KADIN DEVRİMİMİZ KAZANACAK
Mersin polis merkezine baskın eylemi yapan HPG gerillaları Sara Goyi ve Ruken Zelal arkadaşların haklı ve meşru mücadelelerini ve başarılı pratiklerini coşkuyla selamlıyoruz. Alçakça suikast saldırısında katledilen Nagihan Akarsel’i büyük bir sevgi ile anıyor, onu kadın özgürlük mücadelemizde yaşatacağımızın sözünü veriyoruz. Yine kadın ordulaşmasının öncü komutanlarından, teslimiyete karşı direniş geleneğinin yaratıcılarından Berîtan yoldaşı ölümsüzleştiği günün yıldönümünde bağlılık ve saygıyla anıyoruz. Yaklaşan şahadet yıldönümleri dolayısıyla Rojava devrim savunmasının öncü kadrolarından Birleşik Kadın Mücadelemizin öncü neferlerinden DKP/BÖG Merkez Komite üyesi Aynur Ada ve DKP/ Birlik Merkez Komite üyesi Ceren Güneş yoldaşları sevgi ve özlemle anıyoruz.

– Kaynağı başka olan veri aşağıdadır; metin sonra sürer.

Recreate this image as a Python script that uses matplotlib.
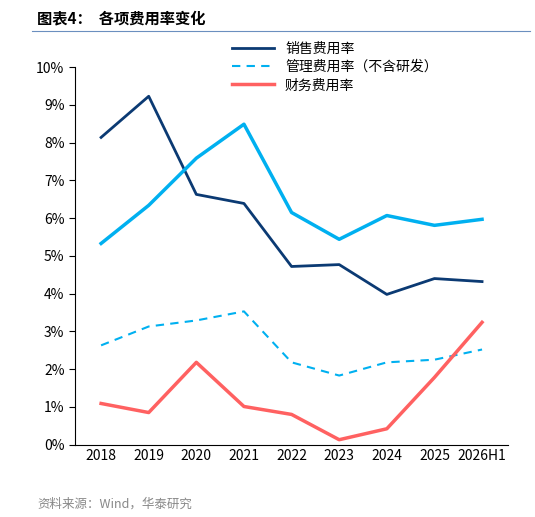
import matplotlib.pyplot as plt
from matplotlib.ticker import PercentFormatter

plt.rcParams['font.family'] = ['Noto Sans CJK SC', 'DejaVu Sans']

years = ['2018', '2019', '2020', '2021', '2022', '2023', '2024', '2025', '2026H1']
sales = [8.14, 9.23, 6.63, 6.39, 4.72, 4.77, 3.98, 4.40, 4.32]
mgmt_total = [5.33, 6.34, 7.59, 8.49, 6.15, 5.44, 6.07, 5.81, 5.97]
mgmt_ex_rd = [2.63, 3.13, 3.29, 3.53, 2.18, 1.83, 2.18, 2.25, 2.52]
finance = [1.09, 0.85, 2.18, 1.01, 0.80, 0.13, 0.42, 1.78, 3.24]

fig = plt.figure(figsize=(5.35, 5.17), dpi=100)
ax = fig.add_axes([0.14, 0.14, 0.81, 0.73])
x = range(len(years))

ax.plot(x, sales, color='#0b3a73', lw=2, label='销售费用率')
ax.plot(x, mgmt_ex_rd, color='#00b0f0', lw=1.5, ls=(0, (4, 3)), label='管理费用率（不含研发）')
ax.plot(x, finance, color='#ff6161', lw=2.5, label='财务费用率')
ax.plot(x, mgmt_total, color='#00b0f0', lw=2.5)

ax.set_ylim(0, 10)
ax.set_yticks(range(0, 11))
ax.yaxis.set_major_formatter(PercentFormatter(decimals=0))
ax.set_xticks(list(x))
ax.set_xticklabels(years)
ax.set_xlim(-0.55, 8.55)
ax.tick_params(labelsize=10, length=0)
ax.tick_params(axis='y', length=4, direction='out')
for s in ['top', 'right']:
    ax.spines[s].set_visible(False)
ax.legend(loc='upper center', bbox_to_anchor=(0.6, 1.1), frameon=False, fontsize=10,
          handlelength=3, labelspacing=0.3)

fig.text(0.07, 0.965, '图表4：  各项费用率变化', fontsize=11, fontweight='bold', va='center')
fig.add_artist(plt.Line2D([0.06, 0.99], [0.94, 0.94], color='#6b8fbf', lw=0.8))
fig.text(0.07, 0.025, '资料来源：Wind，华泰研究', fontsize=9, color='#888888', va='center')

fig.savefig('out.png')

Kimyasal silah saldırısında şehit düşen gerillaların önünde saygıyla eğiliyor, erkek egemen faşist Türk burjuva devletini yıkıp, kadınlar için eşit, özgür, adil, mutlu bir Türkiye ve Kürdistan kuracağımıza söz veriyoruz. Ölümsüzleşen yoldaşlarımızın ve bu faşist zulmün hesabını mutlaka soracağız. Mücadelenin her alanında, yapabileceklerimizin tüm sınırlarını zorlayarak, şehitlerimizin fedai duruşunu yaşam pratiğimize uyarlayacağız. Faşizmi ve erkek egemenliğini yeneceğiz.”